For a glimpse at “Sordid Lives,” check out The Players. With a title like “Sordid Lives,” you know you’re not in for a comedy of manners — a comedy of bad manners is more like it.

Del Shores' cult play (which was also a cult film TV show) unfolds in a one Kwik-E-Mart town in Texas in 1998. Judging by the play’s evidence, the small town Texas of that era was a well-armed (if not well-regulated) realm of big hair, sexual shenanigans, beer, iced tea, churches and bars. All that, and attitudes toward gay people straight out of 1958.

The action revolves around the Ingram family. The catalyst that sets it all in motion? Grandma Peggy Ingram has a tryst with an adulterous Vietnam War vet named G.W. (Greg Ellis) at a cheap motel — and conks her head and dies after tripping over his wooden legs. Then the multigenerational dominoes fall. The ensuing funeral ruins her sister Sissy’s (Kristi Hibschman) plans to quit smoking; provokes her daughter LaVonda (Nancy Denton) and G.W.'s wife, Noleta (Tammy Halsted), into Thelma and Louise-style, male-bashing vigilante justice; upsets Dr. Eve’s (Ruth Shaulis) plans to “dehomosexualize” Grandma’s transvestite son, Brother Boy (Eric Berkel), at a state mental institution; prompts her grandson, Ty (Camila Bustos), to come out of the closet and risk his national soap opera success; and ultimately induces Latrelle (Lynne Doyle), Grandma’s straight-laced daughter, to finally start cussing. Along the way, brawls, hold-ups, break-outs and true confessions ensue.

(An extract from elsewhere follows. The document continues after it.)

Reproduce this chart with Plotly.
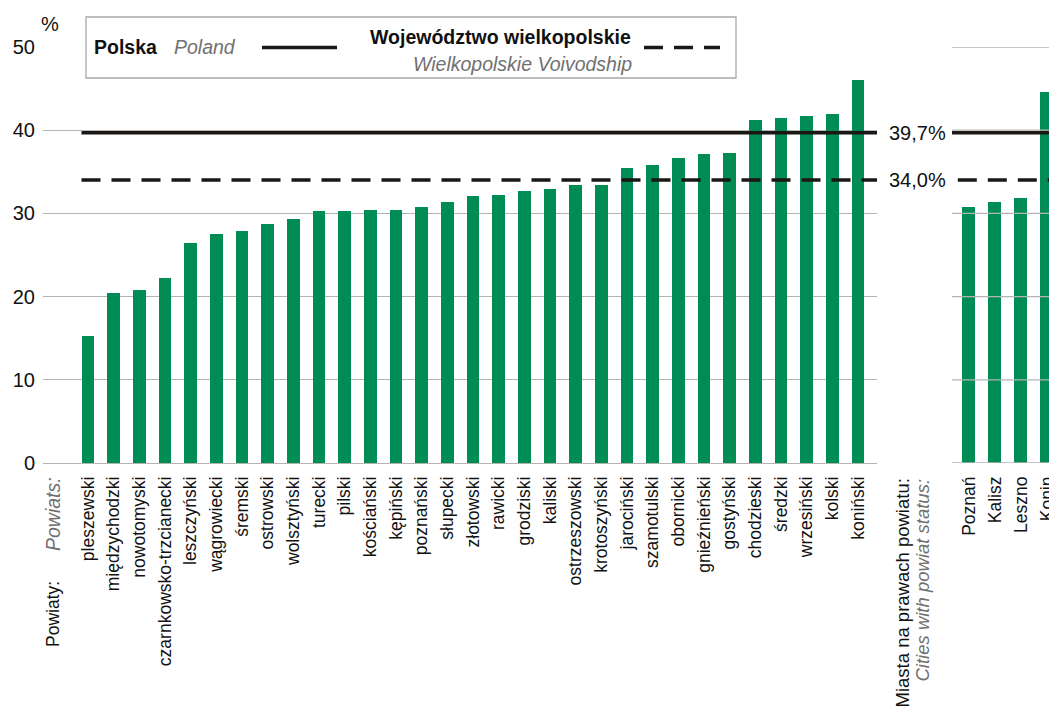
import plotly.graph_objects as go

# ---- data ----
powiaty = ["pleszewski", "międzychodzki", "nowotomyski", "czarnkowsko-trzcianecki",
           "leszczyński", "wągrowiecki", "śremski", "ostrowski", "wolsztyński",
           "turecki", "pilski", "kościański", "kępiński", "poznański", "słupecki",
           "złotowski", "rawicki", "grodziski", "kaliski", "ostrzeszowski",
           "krotoszyński", "jarociński", "szamotulski", "obornicki", "gnieźnieński",
           "gostyński", "chodzieski", "średzki", "wrzesiński", "kolski", "koniński"]
powiaty_values = [15.3, 20.4, 20.8, 22.2, 26.4, 27.5, 27.9, 28.7, 29.3, 30.3, 30.3,
                  30.4, 30.4, 30.8, 31.4, 32.1, 32.2, 32.7, 32.9, 33.4, 33.4, 35.5,
                  35.8, 36.7, 37.1, 37.3, 41.2, 41.5, 41.7, 42.0, 46.0]
miasta = ["Poznań", "Kalisz", "Leszno", "Konin"]
miasta_values = [30.8, 31.4, 31.9, 44.6]
poland_value = 39.7
voivodship_value = 34.0
y_ticks = [0, 10, 20, 30, 40, 50]

# ---- style ----
W, H = 1049, 714
FONT = "Liberation Sans, Arial, sans-serif"
GREEN = "#008c55"
GRID = "#b4b4b4"
BLACK = "#1a1714"
GREY_TXT = "#707070"
BAR_W = 0.5
DASH = "19px,11px"


def px_x(p):
    return p / W


def px_y(p):
    return 1 - p / H


fig = go.Figure()
fig.add_trace(go.Bar(x=powiaty, y=powiaty_values, marker_color=GREEN, width=BAR_W,
                     marker_line_width=0, xaxis="x", yaxis="y", showlegend=False))
fig.add_trace(go.Bar(x=miasta, y=miasta_values, marker_color=GREEN, width=BAR_W,
                     marker_line_width=0, xaxis="x2", yaxis="y2", showlegend=False))

ydom = [px_y(463), px_y(47)]
fig.update_layout(
    width=W, height=H,
    margin=dict(l=0, r=0, t=0, b=0),
    paper_bgcolor="white", plot_bgcolor="white",
    font=dict(family=FONT, color="#111111"),
    xaxis=dict(domain=[px_x(43), px_x(877)], range=[-1.75, 30.74], type="category",
               tickangle=-90, tickfont=dict(size=17.5), showgrid=False, showline=False,
               ticks="", automargin=False, ticklabelstandoff=9),
    yaxis=dict(domain=ydom, range=[0, 50], tickvals=y_ticks, showgrid=True,
               gridcolor=GRID, gridwidth=1.3, zeroline=True, zerolinecolor=GRID,
               zerolinewidth=1.3, tickfont=dict(size=20), ticks="", automargin=False,
               ticklabelstandoff=7),
    xaxis2=dict(domain=[px_x(952), 1.0], range=[-0.65, 3.08], type="category",
                anchor="y2", tickangle=-90, tickfont=dict(size=17.5), showgrid=False,
                ticks="", automargin=False, ticklabelstandoff=9),
    yaxis2=dict(domain=ydom, range=[0, 50], anchor="x2", showticklabels=False,
                showgrid=False, zeroline=False, automargin=False),
    bargap=0,
)

shapes = []
# right panel gridlines drawn above bars
for t in y_ticks:
    shapes.append(dict(type="line", xref="x2 domain", yref="y2", x0=0, x1=1, y0=t, y1=t,
                       line=dict(color=GRID, width=1.3), layer="above"))
# reference lines, left panel
shapes.append(dict(type="line", xref="x", yref="y", x0=-BAR_W / 2, x1=30.74,
                   y0=poland_value, y1=poland_value,
                   line=dict(color=BLACK, width=3.5), layer="above"))
shapes.append(dict(type="line", xref="x", yref="y", x0=-BAR_W / 2, x1=30.74,
                   y0=voivodship_value, y1=voivodship_value,
                   line=dict(color=BLACK, width=3.5, dash=DASH), layer="above"))
# reference lines, right panel
shapes.append(dict(type="line", xref="x2 domain", yref="y2", x0=0, x1=1,
                   y0=poland_value, y1=poland_value,
                   line=dict(color=BLACK, width=3.5), layer="above"))
shapes.append(dict(type="line", xref="x2 domain", yref="y2", x0=0.06, x1=1,
                   y0=voivodship_value, y1=voivodship_value,
                   line=dict(color=BLACK, width=3.5, dash=DASH), layer="above"))
# legend box
shapes.append(dict(type="rect", xref="paper", yref="paper", x0=px_x(86), x1=px_x(736),
                   y0=px_y(78), y1=px_y(17), fillcolor="white",
                   line=dict(color="#a8a8a8", width=1.3), layer="above"))
shapes.append(dict(type="line", xref="paper", yref="paper", x0=px_x(262), x1=px_x(337),
                   y0=px_y(47.5), y1=px_y(47.5), line=dict(color=BLACK, width=3.5),
                   layer="above"))
shapes.append(dict(type="line", xref="paper", yref="paper", x0=px_x(644), x1=px_x(720),
                   y0=px_y(47.5), y1=px_y(47.5), line=dict(color=BLACK, width=3.5, dash=DASH),
                   layer="above"))
fig.update_layout(shapes=shapes)


def fmt(v):
    return f"{v:.1f}".replace(".", ",") + "%"


ann = []


def add(text, x, y, xa, ya, size, color="#111111", angle=0, align="left"):
    ann.append(dict(text=text, x=px_x(x), y=px_y(y), xref="paper", yref="paper",
                    xanchor=xa, yanchor=ya, showarrow=False, textangle=angle,
                    align=align, font=dict(size=size, color=color, family=FONT)))


add("%", 50, 24, "center", "middle", 20)
add("<b>Polska</b>", 92, 47, "left", "middle", 19.5)
add("<i>Poland</i>", 172, 47, "left", "middle", 19.5, GREY_TXT)
add("<b>Województwo wielkopolskie</b>", 633, 37, "right", "middle", 19.5)
add("<i>Wielkopolskie Voivodship</i>", 634, 64, "right", "middle", 19.5, GREY_TXT)
ann.append(dict(text=fmt(poland_value), x=px_x(887), y=poland_value, xref="paper", yref="y",
                xanchor="left", yanchor="middle", showarrow=False,
                font=dict(size=20, color="#111111", family=FONT)))
ann.append(dict(text=fmt(voivodship_value), x=px_x(887), y=voivodship_value, xref="paper",
                yref="y", xanchor="left", yanchor="middle", showarrow=False,
                font=dict(size=20, color="#111111", family=FONT)))
add("<i>Powiats:</i>", 53, 475, "center", "top", 19.5, GREY_TXT, -90)
add("Powiaty:", 53, 579, "center", "top", 17.5, "#111111", -90)
add("Miasta na prawach powiatu:", 902, 477, "center", "top", 18.5, "#111111", -90)
add("<i>Cities with powiat status:</i>", 922, 477, "center", "top", 18.5, GREY_TXT, -90)
fig.update_layout(annotations=ann)

fig.write_html("out.html", config={"displayModeBar": False},
               post_script="document.body.style.margin='0';"
                           "document.body.style.overflow='hidden';")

Del Shores' dialogue is packed with quotable, over-the-top one-liners. (“Good Lord, Latrelle. Don't you know better than to sneak up on someone when they’re talking to a corpse?”) The comedy is a mite broad, but so be it.

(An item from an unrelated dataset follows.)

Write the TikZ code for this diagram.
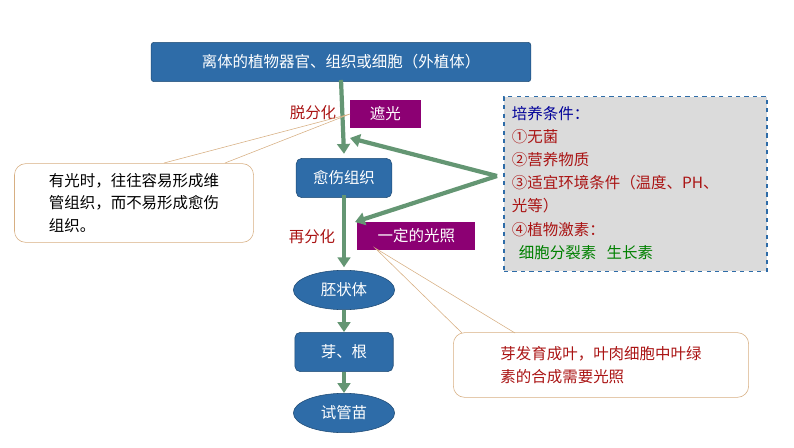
\documentclass[tikz,border=0pt]{standalone}
\usepackage{fontspec}
\setmainfont{Noto Sans CJK SC}
\usetikzlibrary{positioning,shapes,arrows.meta}
\definecolor{boxblue}{RGB}{46,108,168}
\definecolor{darkred}{RGB}{170,20,20}
\definecolor{flowgreen}{RGB}{100,150,115}
\definecolor{tipline}{RGB}{215,175,130}
\tikzset{
	every node/.style={font=\fontsize{11}{16}\selectfont},
	bluebox/.style={draw=boxblue!70!black,fill=boxblue,text=white,rounded corners=4pt,minimum height=28pt},
	blueoval/.style={ellipse,draw=boxblue!70!black,fill=boxblue,text=white,minimum width=72pt,minimum height=28pt},
	purplebox/.style={fill=violet!80!purple,text=white,anchor=west,minimum height=20pt,inner xsep=6pt},
	flow/.style={draw=flowgreen,line width=3pt,-{Triangle[length=7pt,width=9pt]}},
	callout/.style={draw=tipline,fill=white,rounded corners=8pt,align=left,inner sep=6pt},
}
\begin{document}
\begin{tikzpicture}[x=0.025cm,y=-0.025cm]
	\useasboundingbox (0,0) rectangle (794,447);

	% main chain..................
	\node [bluebox,minimum width=270pt,rounded corners=2pt] (top) at (341,62) {离体的植物器官、组织或细胞（外植体）};
	\node [bluebox,minimum width=68pt] (callus) at (344,178) {愈伤组织};
	\node [blueoval] (embryo) at (344,290) {胚状体};
	\node [bluebox,minimum width=70pt] (buds) at (344,352) {芽、根};
	\node [blueoval] (plantlet) at (344,413) {试管苗};

	\draw [flow] (top.south) ++(0,-2) -- ([yshift=3pt]callus.north);
	\draw [flow] (callus.south) ++(0,-3) -- ([yshift=2pt]embryo.north);
	\draw [flow] (embryo.south) -- (buds.north);
	\draw [flow] (buds.south) -- (plantlet.north);

	% labels..............................
	\node [text=darkred] (dediff) at (313,113) {脱分化};
	\node [purplebox,minimum width=50pt] (dark) at (350,114) {遮光};
	\node [text=darkred] (rediff) at (312,237) {再分化};
	\node [purplebox,minimum width=84pt] (light) at (357,236) {一定的光照};

	% conditions box...................
	\node [draw=boxblue,dashed,thick,fill=gray!28,minimum width=187pt,minimum height=124pt] (cond) at (635.5,184) {};
	\node [anchor=north west,align=left,text=darkred,font=\fontsize{11}{16.5}\selectfont] (condtext) at (507,101)
		{\textcolor{blue!60!black}{培养条件：}\\①无菌\\②营养物质\\③适宜环境条件（温度、PH、\\光等）\\④植物激素：\\
		\textcolor{green!50!black}{\ \ 细胞分裂素\ \ \ 生长素}};
	\coordinate (fork) at (497,176);
	\coordinate (hitA) at (350,138);
	\coordinate (hitB) at (355,222);
	\draw [flow] (fork) -- (hitA);
	\draw [flow] (fork) -- (hitB);

	% callouts..........................
	\coordinate (tipA) at (350,114);
	\node [callout,minimum width=170pt,minimum height=56pt] (noteA) at (134,203)
		{有光时，往往容易形成维\\管组织，而不易形成愈伤\\组织。};
	\draw [tipline] (164,163) -- (tipA) -- (225,163);
	\coordinate (tipB) at (375,248);
	\node [callout,minimum width=210pt,minimum height=46pt,text=darkred] (noteB) at (601,365)
		{芽发育成叶，叶肉细胞中叶绿\\素的合成需要光照};
	\draw [tipline] (462,333) -- (tipB) -- (515,333);
\end{tikzpicture}
\end{document}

Director Peter Ivanov delivers the play’s belly laughs with flawless comic timing. The cast jumps into the fray with fairly authentic Texas accents and seem to be having a great time. (Audience, too.) Kudos to all previously mentioned actors. Kudos also to Lynne Doyle as Latrelle, the ultimate bar girl, and Paul Hutchison and Adam Garrison as Wardell and Odell Owen — a bartender and his boozer brother, respectively. The play serves the Brothers Owen a heaping helping of instant karma (or delayed reaction karma) for their gay-bashing sins in the 1970s. But nothing really bad happens to anybody. This isn’t a Jacobean revenge play. Shores keeps pushing the action toward redemption and wraps it all up in a Baptist Church to the tune of “Just as I am.”

Final analysis? “Sordid Lives” is a goof. Its title promises an encounter with human specimens ripped from the pages of The National Enquirer. The play delivers. Southerners might object to the white trash stereotypes, while secretly thinking, “Wow, that’s pretty accurate. The playwright most likely grew up in Texas.” (The playwright did.) Shores hits his trashy targets with a sharpshooter’s accuracy because he knows where to aim. And, despite their bad behavior, you can tell he loves his characters — even the bigots. You laugh with them and at them, but your laughter is warm.

To be fair, that laughter is a spoonful of sugar to help Shores' message of tolerance go down.

But you’ll be laughing too hard to notice.